**What this task involves:**
Extract and list every line that contains the word "Rebuild".

**Material for this task:**
— START —

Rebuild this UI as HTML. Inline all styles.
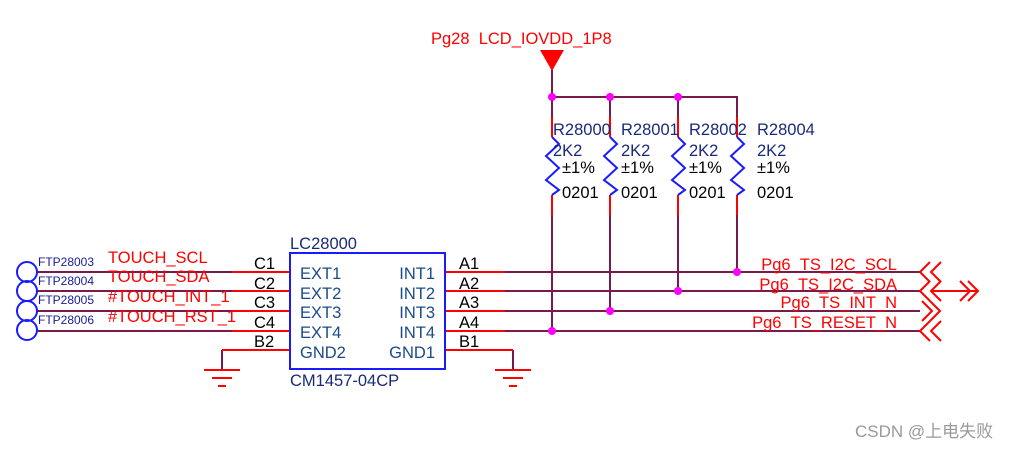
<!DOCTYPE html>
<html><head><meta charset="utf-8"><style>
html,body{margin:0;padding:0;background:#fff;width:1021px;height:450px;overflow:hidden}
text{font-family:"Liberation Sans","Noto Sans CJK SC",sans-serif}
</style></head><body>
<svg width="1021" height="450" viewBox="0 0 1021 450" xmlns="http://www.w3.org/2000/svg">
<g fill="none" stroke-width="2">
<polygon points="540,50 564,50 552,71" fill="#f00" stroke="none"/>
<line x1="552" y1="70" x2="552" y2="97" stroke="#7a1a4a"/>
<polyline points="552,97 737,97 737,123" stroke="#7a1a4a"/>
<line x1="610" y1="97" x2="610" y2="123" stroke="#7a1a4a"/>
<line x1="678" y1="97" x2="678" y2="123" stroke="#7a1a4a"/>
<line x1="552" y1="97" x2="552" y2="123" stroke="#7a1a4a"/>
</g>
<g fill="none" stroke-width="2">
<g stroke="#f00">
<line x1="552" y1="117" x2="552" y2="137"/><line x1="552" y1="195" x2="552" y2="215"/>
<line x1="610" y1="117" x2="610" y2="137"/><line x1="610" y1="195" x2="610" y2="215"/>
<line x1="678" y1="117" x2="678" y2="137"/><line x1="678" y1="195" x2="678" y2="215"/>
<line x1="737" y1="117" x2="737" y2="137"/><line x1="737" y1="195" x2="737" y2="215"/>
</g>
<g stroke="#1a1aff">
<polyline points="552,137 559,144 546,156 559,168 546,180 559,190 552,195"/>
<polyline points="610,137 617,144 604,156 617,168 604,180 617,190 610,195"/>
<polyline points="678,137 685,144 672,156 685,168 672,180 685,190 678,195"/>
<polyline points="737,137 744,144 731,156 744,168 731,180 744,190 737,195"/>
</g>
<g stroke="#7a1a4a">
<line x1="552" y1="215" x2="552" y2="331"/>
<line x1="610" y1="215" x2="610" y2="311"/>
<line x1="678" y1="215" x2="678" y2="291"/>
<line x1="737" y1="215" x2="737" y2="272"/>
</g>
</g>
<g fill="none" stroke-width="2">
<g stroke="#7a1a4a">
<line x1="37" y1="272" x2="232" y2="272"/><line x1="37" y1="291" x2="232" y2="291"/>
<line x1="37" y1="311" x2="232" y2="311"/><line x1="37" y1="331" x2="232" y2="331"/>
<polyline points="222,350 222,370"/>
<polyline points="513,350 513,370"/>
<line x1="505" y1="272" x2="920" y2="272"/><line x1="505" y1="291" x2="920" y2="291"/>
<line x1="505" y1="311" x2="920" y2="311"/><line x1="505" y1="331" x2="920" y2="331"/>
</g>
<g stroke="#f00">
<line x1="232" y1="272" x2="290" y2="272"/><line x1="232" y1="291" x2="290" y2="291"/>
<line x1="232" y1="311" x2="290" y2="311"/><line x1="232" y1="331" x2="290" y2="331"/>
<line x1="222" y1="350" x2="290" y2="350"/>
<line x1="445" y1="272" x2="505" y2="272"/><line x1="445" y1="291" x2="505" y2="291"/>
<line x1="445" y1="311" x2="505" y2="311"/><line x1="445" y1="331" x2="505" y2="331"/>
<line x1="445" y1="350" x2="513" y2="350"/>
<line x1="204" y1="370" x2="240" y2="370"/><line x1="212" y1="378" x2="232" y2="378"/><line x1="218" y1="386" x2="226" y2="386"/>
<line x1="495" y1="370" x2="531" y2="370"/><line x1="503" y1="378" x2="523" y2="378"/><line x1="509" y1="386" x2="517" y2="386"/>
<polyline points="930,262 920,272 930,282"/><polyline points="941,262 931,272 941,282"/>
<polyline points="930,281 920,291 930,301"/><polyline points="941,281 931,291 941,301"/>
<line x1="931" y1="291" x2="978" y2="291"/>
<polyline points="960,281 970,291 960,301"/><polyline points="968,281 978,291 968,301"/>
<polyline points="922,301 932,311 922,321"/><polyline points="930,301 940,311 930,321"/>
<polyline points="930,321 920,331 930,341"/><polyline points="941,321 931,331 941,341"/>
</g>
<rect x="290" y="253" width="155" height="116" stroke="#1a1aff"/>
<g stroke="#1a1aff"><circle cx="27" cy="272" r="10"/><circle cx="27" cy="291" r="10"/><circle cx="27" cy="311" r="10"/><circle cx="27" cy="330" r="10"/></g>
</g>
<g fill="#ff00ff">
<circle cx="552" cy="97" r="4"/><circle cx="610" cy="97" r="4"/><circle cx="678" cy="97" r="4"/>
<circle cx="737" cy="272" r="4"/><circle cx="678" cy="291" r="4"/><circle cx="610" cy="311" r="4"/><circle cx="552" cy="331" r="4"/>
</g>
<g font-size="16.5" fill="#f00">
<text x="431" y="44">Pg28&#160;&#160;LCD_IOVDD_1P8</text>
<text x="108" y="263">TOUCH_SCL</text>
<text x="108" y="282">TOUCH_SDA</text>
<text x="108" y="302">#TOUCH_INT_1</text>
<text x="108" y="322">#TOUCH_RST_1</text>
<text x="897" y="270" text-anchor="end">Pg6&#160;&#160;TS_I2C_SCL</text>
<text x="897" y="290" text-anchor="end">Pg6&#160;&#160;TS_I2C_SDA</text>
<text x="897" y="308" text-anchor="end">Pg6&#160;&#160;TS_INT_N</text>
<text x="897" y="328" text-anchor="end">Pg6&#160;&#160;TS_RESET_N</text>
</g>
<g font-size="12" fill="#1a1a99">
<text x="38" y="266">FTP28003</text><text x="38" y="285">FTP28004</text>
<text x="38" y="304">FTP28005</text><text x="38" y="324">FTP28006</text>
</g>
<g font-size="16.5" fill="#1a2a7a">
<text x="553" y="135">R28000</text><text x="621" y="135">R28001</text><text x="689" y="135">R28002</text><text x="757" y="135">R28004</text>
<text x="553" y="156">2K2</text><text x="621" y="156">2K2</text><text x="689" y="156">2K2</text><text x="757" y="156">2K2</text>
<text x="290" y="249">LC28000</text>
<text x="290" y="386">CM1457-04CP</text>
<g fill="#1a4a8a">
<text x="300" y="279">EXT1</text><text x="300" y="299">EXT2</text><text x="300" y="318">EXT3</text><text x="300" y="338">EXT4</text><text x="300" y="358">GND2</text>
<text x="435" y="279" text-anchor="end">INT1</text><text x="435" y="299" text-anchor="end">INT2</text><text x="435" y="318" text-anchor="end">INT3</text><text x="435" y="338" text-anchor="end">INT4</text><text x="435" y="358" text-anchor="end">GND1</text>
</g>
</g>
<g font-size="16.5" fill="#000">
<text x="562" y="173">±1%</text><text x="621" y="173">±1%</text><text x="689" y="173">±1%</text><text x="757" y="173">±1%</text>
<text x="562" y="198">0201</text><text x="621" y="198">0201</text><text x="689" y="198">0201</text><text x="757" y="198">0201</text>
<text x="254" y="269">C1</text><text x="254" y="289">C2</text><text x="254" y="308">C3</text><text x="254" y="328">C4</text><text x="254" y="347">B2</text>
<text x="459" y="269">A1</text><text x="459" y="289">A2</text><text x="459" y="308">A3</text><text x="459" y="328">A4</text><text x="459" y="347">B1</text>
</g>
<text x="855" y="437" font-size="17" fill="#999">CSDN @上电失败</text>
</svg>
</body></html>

— END —
— START —

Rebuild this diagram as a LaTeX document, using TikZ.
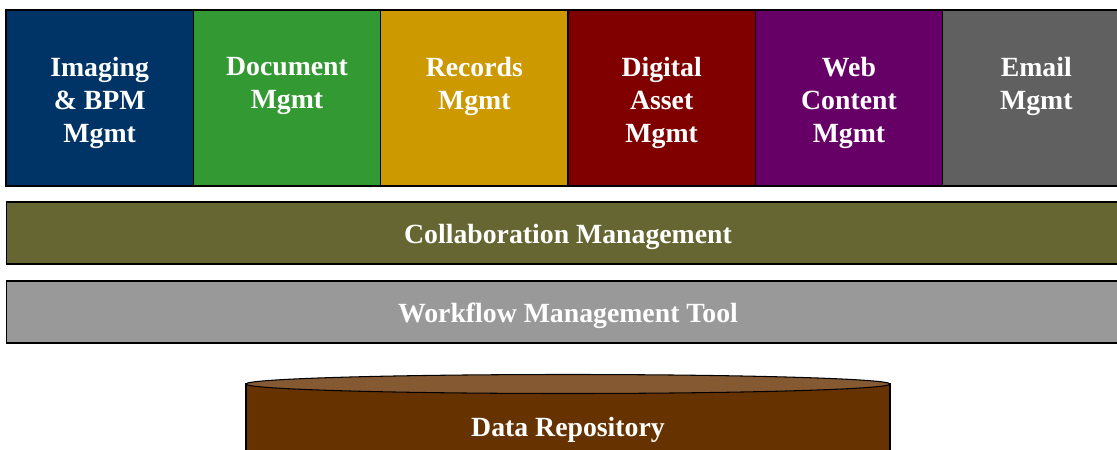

— END —

**Written response:**
Rebuild this UI as HTML. Inline all styles.
Rebuild this diagram as a LaTeX document, using TikZ.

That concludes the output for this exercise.